Damning statistics revealed amidst calls to make Greater Manchester ‘the best place to be a woman’
As the birthplace of female suffrage, you’d hope Manchester would be relatively progressive when it comes to gender equality. But, while the city does have a lower gender pay gap than the national average, a new report reveals that we still share the same downfalls as much of the UK.
Published by women’s rights organisation Fawcett Society - alongside local social enterprises Happen Together and Amity - the report highlights that there are still ‘boy jobs’ and ‘girl jobs’ in Greater Manchester apprenticeships: women make up just 2% of construction apprentices (a sector where 40% of businesses report hard-to-fill vacancies), 17% of ICT and only 7% of engineering.
Meanwhile, in social care - a sector worth £5.4bn to the North West region’s economy - figures find that 82% of the 74,200-strong Greater Manchester workforce is female…but 22% are on zero-hours contracts.
And, overall, there are 73,000 fewer women than men employed across the region; more than live in the whole of Rochdale or Oldham.
Unless policy-makers collect data on gender they will struggle to tackle gender inequality and close these gaps
The problem is compounded by the fact that women remain under-represented in public life. Although Mayor Andy Burnham has taken valuable steps to get more women around the top table, just two of the ten Greater Manchester council leaders are women.
Employment isn’t the report’s only focus, also highlighting there are big differences in how Greater Manchester women and men use public services. Women are 56% more likely to travel by bus in the city region, but they take 67% fewer bicycle trips - posing a challenge to Chris Boardman’s plans to ‘double and then double again’ use of bikes, unless women are included in the plans.
Employment and skills
- There are 73,000 fewer women than men employed across the Greater Manchester area – more than live in the whole of Rochdale or Oldham
- Ethnic minority women overall have lower employment rates, at 47% compared with 73% for white women and 78.1% for white men
- GM has a gender pay gap of 11% overall, and 9.9% for full-time workers. That is less than the national average at 17.4% and 14.1% respectively
- There are 67,900 fewer women working in the ten best-paid occupational groups, like management, STEM, and business – and 44,800 more women working in the ten lowest paid occupational groups, like sales and caring
- Just 10% of better paying (£20k p.a. full-time equivalent) jobs are advertised flexibly across the city region according to Timewise data
Childcare and Social Care
- Women are 30% more likely to provide unpaid care for another adult than men, and 35% more likely to provide over twenty hours per week of care
- Only 22% of councils across the wider North West have enough childcare available for parents working atypical hours
- Sustrans figures show that women make up just 33% of cyclists in Greater Manchester
- Women are 35% more likely to walk than men, 34% more likely to take the Metrolink and 17% less likely to travel by train in Greater Manchester
The report has been issued to coincide with the launch of a project called ‘Making Devolution Work for Women’. This is designed to ensure that issues of most importance to women are listened to by the Mayor and his cabinet, and that women’s voices are heard throughout the new structure; something to which Mr Burnham has committed.

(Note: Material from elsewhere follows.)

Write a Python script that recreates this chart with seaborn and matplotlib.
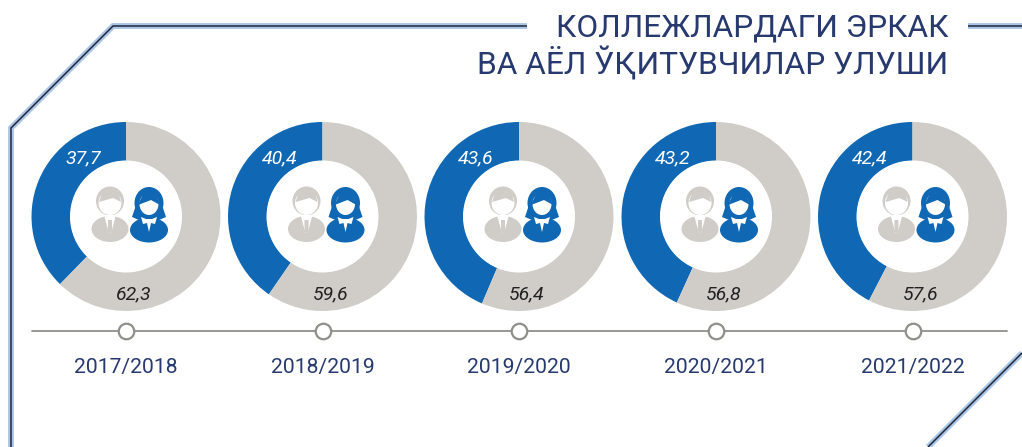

Sam Smethers, Fawcett Society Chief Executive, said: “Our challenge to the Mayor is to make Greater Manchester the best place in the UK to be a woman. Women in the region see a pay gap of 11%, and find their skills and expertise are under-used. They carry out the majority of unpaid caring work and older women have the worst life-expectancy in England.
“Women also have very different transport needs to men. By investing in services which meet those needs we will see the economy thrive and real improvements in women’s lives.”
Gender inequality in Manchester: what else is happening?
This GMCA initiative is designed to benefit all employers and employees - promoting fair pay, high quality secure jobs and productive workplaces - but some points will particularly benefit women, including flexible working and tackling discrimination.
Music is one of the most hostile industries for women internationally, and music festivals are a sad reflection: last year women made up 26% of the line-up in a sample of large music festivals and less than 10% of headliners in a survey conducted in the US - prompting this global pledge for a 50:50 gender balance by 2022. GM festivals to sign up include Head for the Hills, Bluedot, Manchester Folk Festival and Expo, Manchester Jazz Festival and Off the Record.
Manchester is marking the centenary of women’s votes in many ways this year, particularly in regard to its suffrage history: from SNIK’s suffragette mural to the Women’s Words project and Emmeline Pankhurst’s portrait and statue. Her daughter Sylvia, meanwhile, is being remembered in a Bruntwood mural competition - as well as a bee sculpture at the People’s History Museum, whose award-winning Represent exhibition covers the campaign for women’s votes.